Progressive liberalism saw the state finally incorporating some of the
reform ideals of the early twentieth century, and was championed especially by
Woodrow Wilson, but still favored the wealthy and large capital interests and
was not as “progressive” as the stereotype of trust-busting implies.
The war, however, destroyed such progressive reform and instead issued
in the strategy of managerial liberalism.
The state used the corporate model to control mass society, but was
unable to continue these emergency measures effectively after the war, so that
classic liberalism and the power of big business reemerged, along with a
renewed sense of racial and foreign resentment.
The
imbalances of the early twentieth century were finally solved when the crisis
of the Great Depression forced the governing elites to wrestle with their
proper role over society. Dawley
argues that Roosevelt built upon the managerial liberal ideals of Hoover in
constructing the New Deal welfare state that reigned in corporate greed and
replaced liberty and equality with “security” as the central feature of
American liberalism. He writes,
“the New Deal enshrined a new set of ruling values keyed to security, so
that the mass of the population . . . felt as if the government cared about
their welfare.” (395)
As
with any work of this scope, there are some key limitations.

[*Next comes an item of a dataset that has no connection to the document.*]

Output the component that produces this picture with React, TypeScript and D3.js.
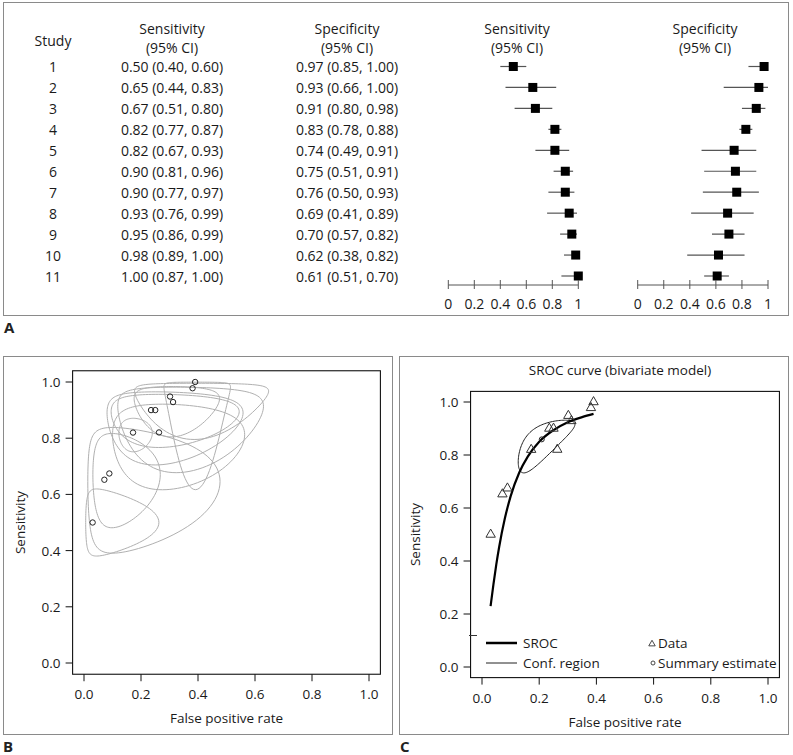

For example, the title indicates that “justice” and “social
responsibility” are the key issues for the liberal state during these
decades, yet we never really learn what those things mean.
The size of the study also means that neither cultural or intellectual
historians will be entirely satisfied—not enough statistics and not enough
“real” people! There also is a fairly obvious bias in Dawley’s portrayal
of the “heroes” during the decades he covers.
Those who get the most favorable coverage are the “radicals”,
whether fighting for gender rights, labor rights, racial equality, or a host
of other causes. Nonetheless,
this is an important work to wrestle with in understanding the relationship of
the liberal state to the emerging modern society.